I personally only use ambient heat and so far have had a lot of success with it.
I use a switchable 1250/1500watt ceramic space heater controlled by a Ranco ETC 111000 set at 87° and circulate warm air via a ceiling fan to push warm air downward.
Everything in my room eats, poops and sheds without issue. All are active (except my balls obviously) and everything seems content.
Given a large enough water bowl even with ambient heat they can thermoregulate via soaking and evaporation. I have temp'd snakes as cool as 73° in a room that is 87°. Some of my species are more temperate than others so that is actually an acceptable temp for some of them.

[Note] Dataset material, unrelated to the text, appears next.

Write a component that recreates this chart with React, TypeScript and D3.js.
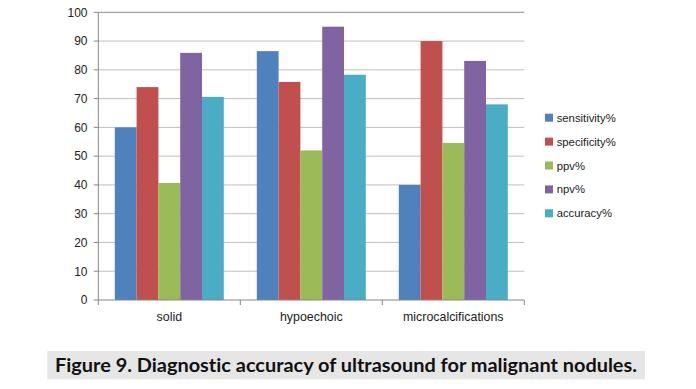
import React from "react";
import * as d3 from "d3";

const categories = ["solid", "hypoechoic", "microcalcifications"];
const seriesNames = ["sensitivity%", "specificity%", "ppv%", "npv%", "accuracy%"];
const sensitivity = [60, 86.5, 40];
const specificity = [74, 75.8, 90];
const ppv = [40.7, 52, 54.6];
const npv = [85.9, 95, 83.1];
const accuracy = [70.6, 78.3, 68];
const seriesValues = [sensitivity, specificity, ppv, npv, accuracy];
const colors = ["#4f81bd", "#c0504d", "#9bbb59", "#8064a2", "#4bacc6"];
const yTicks = [0, 10, 20, 30, 40, 50, 60, 70, 80, 90, 100];
const caption = "Figure 9. Diagnostic accuracy of ultrasound for malignant nodules.";

export default function App() {
  const W = 696, H = 389;
  const left = 98.3, right = 524.3, top = 12.3, bottom = 300;
  const x0 = d3.scaleBand<string>().domain(categories).range([left, right]).paddingInner(0).paddingOuter(0);
  const groupW = 109;
  const x1 = d3.scaleBand<string>().domain(seriesNames).range([0, groupW]);
  const y = d3.scaleLinear().domain([0, 100]).range([bottom, top]);
  const font = "'Liberation Sans', Arial, sans-serif";
  return (
    <div style={{ position: "absolute", left: 0, top: 0 }}>
      <svg width={W} height={H} style={{ display: "block", background: "#fff" }}>
        {yTicks.map((t) => (
          <g key={t}>
            {t > 0 && (
              <line x1={left} x2={right} y1={y(t)} y2={y(t)} stroke={t === 100 ? "#8c8c8c" : "#c0c0c0"} strokeWidth={1} />
            )}
            <line x1={left - 4.5} x2={left} y1={y(t)} y2={y(t)} stroke="#868686" />
            <text x={87.5} y={y(t) + 4.3} textAnchor="end" fontFamily={font} fontSize={12} fill="#222">
              {t}
            </text>
          </g>
        ))}
        {categories.map((c, ci) => {
          const gx = (x0(c) as number) + (x0.bandwidth() - groupW) / 2;
          return (
            <g key={c}>
              {seriesNames.map((s, si) => (
                <rect
                  key={s}
                  x={gx + (x1(s) as number)}
                  y={y(seriesValues[si][ci])}
                  width={x1.bandwidth()}
                  height={bottom - y(seriesValues[si][ci])}
                  fill={colors[si]}
                />
              ))}
              <text x={(x0(c) as number) + x0.bandwidth() / 2} y={321} textAnchor="middle" fontFamily={font} fontSize={12.4} fill="#222">
                {c}
              </text>
            </g>
          );
        })}
        <line x1={left} x2={left} y1={top} y2={bottom} stroke="#868686" />
        <line x1={left} x2={right} y1={bottom} y2={bottom} stroke="#868686" />
        {[...categories.map((c) => x0(c) as number), right].map((tx, i) => (
          <line key={i} x1={tx} x2={tx} y1={bottom} y2={bottom + 5} stroke="#868686" />
        ))}
        {seriesNames.map((s, i) => {
          const cy = 117.7 + i * 23.9;
          return (
            <g key={s}>
              <rect x={545} y={cy - 4} width={8} height={8} fill={colors[i]} />
              <text x={556.7} y={cy + 4} fontFamily={font} fontSize={11.3} fill="#222">
                {s}
              </text>
            </g>
          );
        })}
        <rect x={47.3} y={351} width={597.7} height={28.3} fill="#e6e6e6" />
        <text
          x={55}
          y={372.3}
          fontFamily="Lato, 'Open Sans', sans-serif"
          fontWeight="bold"
          fontSize={19}
          fill="#111"
          textLength={582}
          lengthAdjust="spacingAndGlyphs"
          style={{ fontVariantLigatures: "none" }}
        >
          {caption}
        </text>
      </svg>
    </div>
  );
}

Also naturally cooler weather species get the bottom tubs/enclosures and warmer species get higher up. The room stays pretty consistent from top to bottom but there is a 2-3° difference from the ceiling to the floor in the corners of the room.
The pros are:
-Less equipment to buy/setup/monitor/maintain
-less chance for a failure to go unnoticed
-as a whole it is safer(no direct heat sources immediately touching a tub/enclosure in case of a failure
-changes are as simple as setting one t-stat
-if you have an escape in a sealed heated room you don't have far to look and you know they will be alive and warm
-if you have to repair an enclosure it's as simple as placing the snake in any tub with no equipment to setup
Cons:
-Two pieces of equipment are responsible for keeping your entire collection alive
-harder to drop temps for breeding of individual pairs
-if there is a failure it happens to everything in your collection not just one tub/rack
-larger than normal water bowls "should" be used for the snakes comfort
Maternal incubation should be just fine as long as your ambient temps aren't too high. They can heat up a clutch through twitching but cannot cool them down.